Et de deux, des témoignages, des faits récoltés jusqu’à présent, tout permet d’avancer que des crimes contre l’humanité ont été commis dans les deux villes nommées. Et le génocide ? Là, ça se complique.

Appels au sang

Pour l’instant, on ne dispose pas d’un ordre écrit, ni d’un ordre verbal enregistré stipulant qu’il faut éliminer les Ukrainiens. Par contre, on dispose de pistes qui révèlent qu’au sein des élites politiques et intellectuelles de la Russie certains ont multiplié les appels au sang contre tous les Ukrainiens. En Alfred Rosenberg, Hitler eut son théoricien du nazisme. En Alexandre Dougine, le patriarche Kirill et Timofeï Sergueïtsev, Poutine a ses avocats de l’élimination tous azimuts.

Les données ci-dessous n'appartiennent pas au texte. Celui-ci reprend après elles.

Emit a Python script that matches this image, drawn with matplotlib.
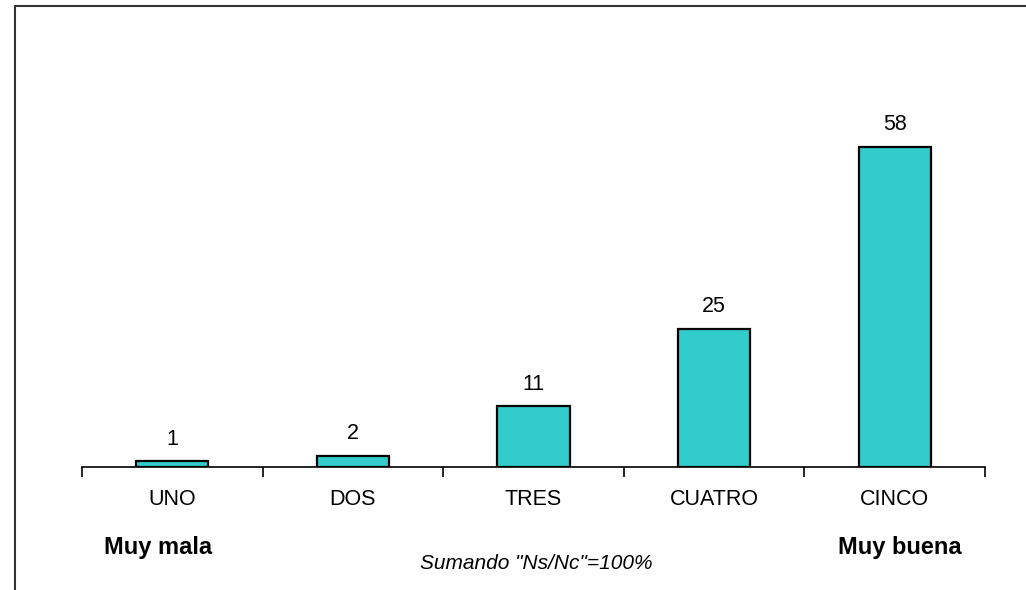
"""Bar chart: rating distribution from Muy mala to Muy buena."""
import matplotlib.pyplot as plt
from matplotlib.lines import Line2D

categories = ["UNO", "DOS", "TRES", "CUATRO", "CINCO"]
values = [1, 2, 11, 25, 58]
left_note = "Muy mala"
right_note = "Muy buena"
footnote = 'Sumando "Ns/Nc"=100%'

plt.rcParams["font.family"] = ["Liberation Sans", "DejaVu Sans"]

fig = plt.figure(figsize=(10.26, 5.9), dpi=100)
ax = fig.add_axes([82 / 1026, 123 / 590, 903 / 1026, 386 / 590])

x = list(range(len(categories)))
ax.bar(x, values, width=0.4, color="#33CCCC", edgecolor="black", linewidth=1.6)
for xi, v in zip(x, values):
    ax.annotate(str(v), (xi, v), xytext=(0, 8.5), textcoords="offset points",
                ha="center", va="bottom", fontsize=15.5)

ax.set_xlim(-0.5, len(categories) - 0.5)
ax.set_ylim(0, 70)
ax.set_yticks([])
for side in ["top", "right", "left"]:
    ax.spines[side].set_visible(False)
ax.spines["bottom"].set_linewidth(1.2)

ax.set_xticks(x)
ax.set_xticklabels(categories, fontsize=15.5)
ax.tick_params(axis="x", which="major", length=0, pad=16)
ax.set_xticks([i - 0.5 for i in range(len(categories) + 1)], minor=True)
ax.tick_params(axis="x", which="minor", length=7, width=1.2)

fig.text(158 / 1026, 1 - 554 / 590, left_note, ha="center", va="baseline",
         fontsize=17, fontweight="bold")
fig.text(900 / 1026, 1 - 554 / 590, right_note, ha="center", va="baseline",
         fontsize=17, fontweight="bold")
fig.text(536 / 1026, 1 - 569 / 590, footnote, ha="center", va="baseline",
         fontsize=15, style="italic")

# frame lines (top and left only)
fig.add_artist(Line2D([15 / 1026, 1], [1 - 6 / 590, 1 - 6 / 590],
                      transform=fig.transFigure, color="#333333", linewidth=1.5))
fig.add_artist(Line2D([15 / 1026, 15 / 1026], [0, 1 - 6 / 590],
                      transform=fig.transFigure, color="#333333", linewidth=1.5))

fig.savefig("out.png", dpi=100)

Lorsque le maître du Kremlin a lancé en 2007 son programme Monde Russe dont l’objectif est la constitution d’un cinquième empire, programme pour lequel il a puisé dans les tréfonds abominables des monothéismes, Poutine a libéré de fait les mots du bruit et de la fureur des illuminés nommés.

Il y a peu, dans une chronique publiée par l’officielle agence de presse russe RIA Novosti, Sergueïtsev avance, ainsi que le souligne Benoît Vitkine dans Le Monde, qu’il n’y a pas d’identité ukrainienne et qu’il faut donc « déukrainiser » ceux qui croient en cela et qui ne sont en fait que des « nazis passifs ».

Le patriarche de Moscou Kirill après avoir applaudi Poutine pour son attaque contre l’Ukraine, car la Russie est confrontée à une guerre de civilisation, a jugé que « notre peuple doit se réveiller et comprendre qu’un moment particulier est venu dont dépendra les destin historique de notre peuple ».

Quant à Poutine il a formulé le mot si cher aux avocats du grand remplacement et aux thuriféraires de la hiérarchisation des races : l’autopurification. Il veut lancer le pays sur la voie de la pureté… dangereuse! Pour qui ? Les Russes, les Ukrainiens et possiblement certains de leurs voisins.

Que les échos que l’on prête au génocide se fassent entendre aujourd’hui est tout simplement effarant.